Tengo que decir, con preocupación, que esta vez es peor, porque esta falencia en nuestra democracia se presenta con máscara de más democracia. Lo que pude ver en la campaña a los consejos de juventud (salvo valiosas excepciones que admiro) fue la puesta en escena de una campaña de las “maquinarias”: los partidos de derecha como MIRA, el Centro Democrático, y los vetustos Liberal y Conservador, que fueron los que más votos sacaron, fueron también los que menos campaña real hicieron.

Es decir, la democracia en Colombia se ha convertido en una escenografía bien montada, en un ritual vacío donde las formas sobreviven a los contenidos. Hay elecciones, hay partidos, hay campañas, hay slogans y vallas; pero, detrás de todo eso, no hay deliberación pública real ni representación genuina.

La participación ciudadana se ha vuelto un acto de fe en un sistema que hace tiempo dejó de escuchar. Los jóvenes, llamados a ser la renovación del debate político, son utilizados como ornamento de una institucionalidad que solo los convoca para validar su propia existencia.

La apatía electoral no nace del desinterés, sino del desencanto. ¿Cómo confiar en un sistema que promete pluralidad, pero que, en la práctica, margina toda voz que no se acomode al orden establecido?

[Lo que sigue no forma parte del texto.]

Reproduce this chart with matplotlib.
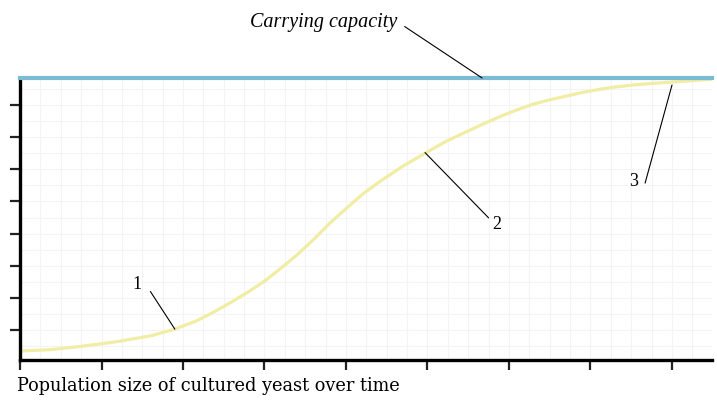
import numpy as np
import matplotlib
matplotlib.use("Agg")
import matplotlib.pyplot as plt
from matplotlib.ticker import MultipleLocator

# time (x tick units) and population (y tick units)
time = [0.0, 0.37, 0.77, 1.19, 1.60, 1.90, 2.15, 2.37, 2.58, 2.79, 3.0, 3.19, 3.40,
        3.60, 3.80, 4.01, 4.21, 4.42, 4.70, 4.97, 5.22, 5.48, 5.70, 5.89, 6.10,
        6.29, 6.50, 6.71, 6.90, 7.12, 7.30, 7.52, 7.75, 7.99, 8.25, 8.49]
population = [0.35, 0.39, 0.50, 0.64, 0.82, 1.03, 1.27, 1.55, 1.85, 2.17, 2.52, 2.90, 3.34,
              3.81, 4.32, 4.80, 5.24, 5.63, 6.10, 6.50, 6.86, 7.17, 7.43, 7.64, 7.85,
              8.02, 8.16, 8.28, 8.39, 8.49, 8.56, 8.62, 8.67, 8.71, 8.76, 8.80]
capacity = 8.84
x_ticks = [0, 1, 2, 3, 4, 5, 6, 7, 8]
y_ticks = [1, 2, 3, 4, 5, 6, 7, 8]

serif = ["Liberation Serif", "DejaVu Serif"]

fig = plt.figure(figsize=(7.17, 4.02), dpi=100)
ax = fig.add_axes([0.0279, 0.102, 0.965, 0.7015])

ax.set_xlim(0, 8.49)
ax.set_ylim(0.07, capacity)

ax.xaxis.set_minor_locator(MultipleLocator(0.25))
ax.yaxis.set_minor_locator(MultipleLocator(0.5))
ax.grid(which="both", color="#f4f4f4", lw=0.8, zorder=0)
ax.set_axisbelow(True)

ax.axhline(capacity, color="#7dbad6", lw=3, zorder=3, clip_on=False)
ax.plot(time, population, color="#f1eda4", lw=2.3, zorder=2,
        solid_capstyle="round", solid_joinstyle="round")

for s in ["top", "right"]:
    ax.spines[s].set_visible(False)
for s in ["left", "bottom"]:
    ax.spines[s].set_linewidth(2.4)
ax.set_xticks(x_ticks)
ax.set_yticks(y_ticks)
ax.set_xticklabels([])
ax.set_yticklabels([])
ax.tick_params(which="major", direction="out", length=7, width=1.6, color="#222222")
ax.tick_params(which="minor", length=0)

# labels and leader lines
ax.text(4.63, 10.6, "Carrying capacity", family=serif, style="italic", fontsize=14.5,
        ha="right", va="center")
ax.annotate("", xy=(5.67, capacity), xytext=(4.72, 10.44),
            arrowprops=dict(arrowstyle="-", lw=0.8, color="black", shrinkA=0, shrinkB=0),
            annotation_clip=False)

ax.text(1.44, 2.45, "1", family=serif, fontsize=13, ha="center", va="center")
ax.annotate("", xy=(1.90, 1.03), xytext=(1.60, 2.20),
            arrowprops=dict(arrowstyle="-", lw=0.8, color="black", shrinkA=0, shrinkB=0))

ax.text(5.85, 4.30, "2", family=serif, fontsize=13, ha="center", va="center")
ax.annotate("", xy=(4.97, 6.52), xytext=(5.75, 4.49),
            arrowprops=dict(arrowstyle="-", lw=0.8, color="black", shrinkA=0, shrinkB=0))

ax.text(7.53, 5.66, "3", family=serif, fontsize=13, ha="center", va="center")
ax.annotate("", xy=(8.0, 8.62), xytext=(7.67, 5.57),
            arrowprops=dict(arrowstyle="-", lw=0.8, color="black", shrinkA=0, shrinkB=0))

fig.text(0.024, 0.04, "Population size of cultured yeast over time",
         family=["DejaVu Serif"], fontsize=12.8, ha="left", va="center")

fig.savefig("out.png", dpi=100)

Las reformas políticas de las últimas dos décadas, presentadas como avances democráticos, han concentrado aún más el poder en élites partidistas que saben perpetuarse bajo distintos disfraces.

La multiplicidad de precandidatos presidenciales no expresa diversidad ideológica, sino la fragmentación y el personalismo: proyectos individuales, efímeros, que buscan un puesto en la conversación pública sin ofrecer un horizonte nacional.

Colombia padece una democracia de baja intensidad, fatigada por el clientelismo, la desideologización y la indiferencia. Lo político ha sido sustituido por la gestión; la ética, por la popularidad; el pensamiento, por el marketing.

En este contexto, la palabra “democracia” se repite tanto que ha perdido su sentido original: el gobierno del pueblo. Porque, en rigor, el pueblo colombiano no gobierna: es gobernado. Y cada elección no hace más que recordarle ese papel.

Si algo revelan los consejos de juventud y el carnaval de precandidaturas, es que nuestra democracia se encuentra atrapada entre la simulación y el agotamiento. Simulación, porque las instituciones aparentan vitalidad; agotamiento, porque la ciudadanía ya no cree que valga la pena participar.

En ese abismo, entre la forma y el fondo, se juega el destino de la república.